───── Data lines

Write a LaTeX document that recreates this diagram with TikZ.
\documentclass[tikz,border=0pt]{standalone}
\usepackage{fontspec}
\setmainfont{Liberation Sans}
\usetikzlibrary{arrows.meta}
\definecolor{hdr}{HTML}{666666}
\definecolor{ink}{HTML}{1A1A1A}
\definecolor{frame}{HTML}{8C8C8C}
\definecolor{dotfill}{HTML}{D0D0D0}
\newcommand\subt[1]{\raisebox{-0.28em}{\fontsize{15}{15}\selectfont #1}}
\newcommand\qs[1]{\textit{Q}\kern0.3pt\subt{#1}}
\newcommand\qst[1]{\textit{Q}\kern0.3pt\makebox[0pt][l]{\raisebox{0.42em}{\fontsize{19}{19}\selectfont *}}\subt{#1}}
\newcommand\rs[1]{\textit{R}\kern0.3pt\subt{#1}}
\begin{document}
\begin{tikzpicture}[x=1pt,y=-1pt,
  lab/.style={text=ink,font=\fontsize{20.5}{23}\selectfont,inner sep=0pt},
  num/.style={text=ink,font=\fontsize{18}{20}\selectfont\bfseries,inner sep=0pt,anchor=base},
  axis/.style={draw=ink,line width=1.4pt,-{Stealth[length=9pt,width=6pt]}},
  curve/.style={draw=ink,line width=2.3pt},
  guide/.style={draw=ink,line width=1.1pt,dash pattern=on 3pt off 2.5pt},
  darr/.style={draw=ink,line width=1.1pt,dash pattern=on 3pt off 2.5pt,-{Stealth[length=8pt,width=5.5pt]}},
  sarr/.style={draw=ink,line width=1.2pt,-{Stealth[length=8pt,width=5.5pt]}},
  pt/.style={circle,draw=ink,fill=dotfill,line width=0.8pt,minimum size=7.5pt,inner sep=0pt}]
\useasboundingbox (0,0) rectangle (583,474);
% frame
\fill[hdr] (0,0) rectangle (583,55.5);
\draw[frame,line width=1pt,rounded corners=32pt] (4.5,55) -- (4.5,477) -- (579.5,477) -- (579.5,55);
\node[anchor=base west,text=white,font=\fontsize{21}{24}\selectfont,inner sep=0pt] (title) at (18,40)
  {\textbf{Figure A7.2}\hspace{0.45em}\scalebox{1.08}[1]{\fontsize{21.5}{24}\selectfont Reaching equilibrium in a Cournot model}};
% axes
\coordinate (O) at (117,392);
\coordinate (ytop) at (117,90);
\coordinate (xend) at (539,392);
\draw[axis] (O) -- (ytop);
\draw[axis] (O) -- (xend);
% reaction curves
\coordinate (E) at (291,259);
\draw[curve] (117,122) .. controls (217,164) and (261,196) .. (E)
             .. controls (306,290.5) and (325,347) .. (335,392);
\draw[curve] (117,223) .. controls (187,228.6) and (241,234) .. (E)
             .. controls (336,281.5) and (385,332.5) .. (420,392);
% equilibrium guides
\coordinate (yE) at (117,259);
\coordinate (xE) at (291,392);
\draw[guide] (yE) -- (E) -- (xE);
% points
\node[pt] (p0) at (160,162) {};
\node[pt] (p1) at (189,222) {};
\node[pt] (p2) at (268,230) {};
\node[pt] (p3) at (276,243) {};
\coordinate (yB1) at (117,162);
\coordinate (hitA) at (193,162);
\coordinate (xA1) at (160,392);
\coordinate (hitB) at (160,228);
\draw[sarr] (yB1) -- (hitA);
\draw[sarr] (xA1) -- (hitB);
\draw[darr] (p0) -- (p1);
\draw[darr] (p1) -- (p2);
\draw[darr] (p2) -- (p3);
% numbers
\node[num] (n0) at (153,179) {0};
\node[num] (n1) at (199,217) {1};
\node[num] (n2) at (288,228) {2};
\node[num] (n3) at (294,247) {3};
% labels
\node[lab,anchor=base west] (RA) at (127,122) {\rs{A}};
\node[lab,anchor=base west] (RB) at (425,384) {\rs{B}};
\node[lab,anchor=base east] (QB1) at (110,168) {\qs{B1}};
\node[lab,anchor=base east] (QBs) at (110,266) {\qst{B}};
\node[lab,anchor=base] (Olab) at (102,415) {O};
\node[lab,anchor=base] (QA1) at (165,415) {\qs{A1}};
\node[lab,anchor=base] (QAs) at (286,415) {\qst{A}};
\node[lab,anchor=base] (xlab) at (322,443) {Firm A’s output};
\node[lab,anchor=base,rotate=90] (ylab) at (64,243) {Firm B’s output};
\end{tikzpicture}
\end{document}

──────────

▶ _Problem description_
Copy every line of the material, please, keeping it exactly the same.

▶ _Full output_
Write a LaTeX document that recreates this diagram with TikZ.
\documentclass[tikz,border=0pt]{standalone}
\usepackage{fontspec}
\setmainfont{Liberation Sans}
\usetikzlibrary{arrows.meta}
\definecolor{hdr}{HTML}{666666}
\definecolor{ink}{HTML}{1A1A1A}
\definecolor{frame}{HTML}{8C8C8C}
\definecolor{dotfill}{HTML}{D0D0D0}
\newcommand\subt[1]{\raisebox{-0.28em}{\fontsize{15}{15}\selectfont #1}}
\newcommand\qs[1]{\textit{Q}\kern0.3pt\subt{#1}}
\newcommand\qst[1]{\textit{Q}\kern0.3pt\makebox[0pt][l]{\raisebox{0.42em}{\fontsize{19}{19}\selectfont *}}\subt{#1}}
\newcommand\rs[1]{\textit{R}\kern0.3pt\subt{#1}}
\begin{document}
\begin{tikzpicture}[x=1pt,y=-1pt,
  lab/.style={text=ink,font=\fontsize{20.5}{23}\selectfont,inner sep=0pt},
  num/.style={text=ink,font=\fontsize{18}{20}\selectfont\bfseries,inner sep=0pt,anchor=base},
  axis/.style={draw=ink,line width=1.4pt,-{Stealth[length=9pt,width=6pt]}},
  curve/.style={draw=ink,line width=2.3pt},
  guide/.style={draw=ink,line width=1.1pt,dash pattern=on 3pt off 2.5pt},
  darr/.style={draw=ink,line width=1.1pt,dash pattern=on 3pt off 2.5pt,-{Stealth[length=8pt,width=5.5pt]}},
  sarr/.style={draw=ink,line width=1.2pt,-{Stealth[length=8pt,width=5.5pt]}},
  pt/.style={circle,draw=ink,fill=dotfill,line width=0.8pt,minimum size=7.5pt,inner sep=0pt}]
\useasboundingbox (0,0) rectangle (583,474);
% frame
\fill[hdr] (0,0) rectangle (583,55.5);
\draw[frame,line width=1pt,rounded corners=32pt] (4.5,55) -- (4.5,477) -- (579.5,477) -- (579.5,55);
\node[anchor=base west,text=white,font=\fontsize{21}{24}\selectfont,inner sep=0pt] (title) at (18,40)
  {\textbf{Figure A7.2}\hspace{0.45em}\scalebox{1.08}[1]{\fontsize{21.5}{24}\selectfont Reaching equilibrium in a Cournot model}};
% axes
\coordinate (O) at (117,392);
\coordinate (ytop) at (117,90);
\coordinate (xend) at (539,392);
\draw[axis] (O) -- (ytop);
\draw[axis] (O) -- (xend);
% reaction curves
\coordinate (E) at (291,259);
\draw[curve] (117,122) .. controls (217,164) and (261,196) .. (E)
             .. controls (306,290.5) and (325,347) .. (335,392);
\draw[curve] (117,223) .. controls (187,228.6) and (241,234) .. (E)
             .. controls (336,281.5) and (385,332.5) .. (420,392);
% equilibrium guides
\coordinate (yE) at (117,259);
\coordinate (xE) at (291,392);
\draw[guide] (yE) -- (E) -- (xE);
% points
\node[pt] (p0) at (160,162) {};
\node[pt] (p1) at (189,222) {};
\node[pt] (p2) at (268,230) {};
\node[pt] (p3) at (276,243) {};
\coordinate (yB1) at (117,162);
\coordinate (hitA) at (193,162);
\coordinate (xA1) at (160,392);
\coordinate (hitB) at (160,228);
\draw[sarr] (yB1) -- (hitA);
\draw[sarr] (xA1) -- (hitB);
\draw[darr] (p0) -- (p1);
\draw[darr] (p1) -- (p2);
\draw[darr] (p2) -- (p3);
% numbers
\node[num] (n0) at (153,179) {0};
\node[num] (n1) at (199,217) {1};
\node[num] (n2) at (288,228) {2};
\node[num] (n3) at (294,247) {3};
% labels
\node[lab,anchor=base west] (RA) at (127,122) {\rs{A}};
\node[lab,anchor=base west] (RB) at (425,384) {\rs{B}};
\node[lab,anchor=base east] (QB1) at (110,168) {\qs{B1}};
\node[lab,anchor=base east] (QBs) at (110,266) {\qst{B}};
\node[lab,anchor=base] (Olab) at (102,415) {O};
\node[lab,anchor=base] (QA1) at (165,415) {\qs{A1}};
\node[lab,anchor=base] (QAs) at (286,415) {\qst{A}};
\node[lab,anchor=base] (xlab) at (322,443) {Firm A’s output};
\node[lab,anchor=base,rotate=90] (ylab) at (64,243) {Firm B’s output};
\end{tikzpicture}
\end{document}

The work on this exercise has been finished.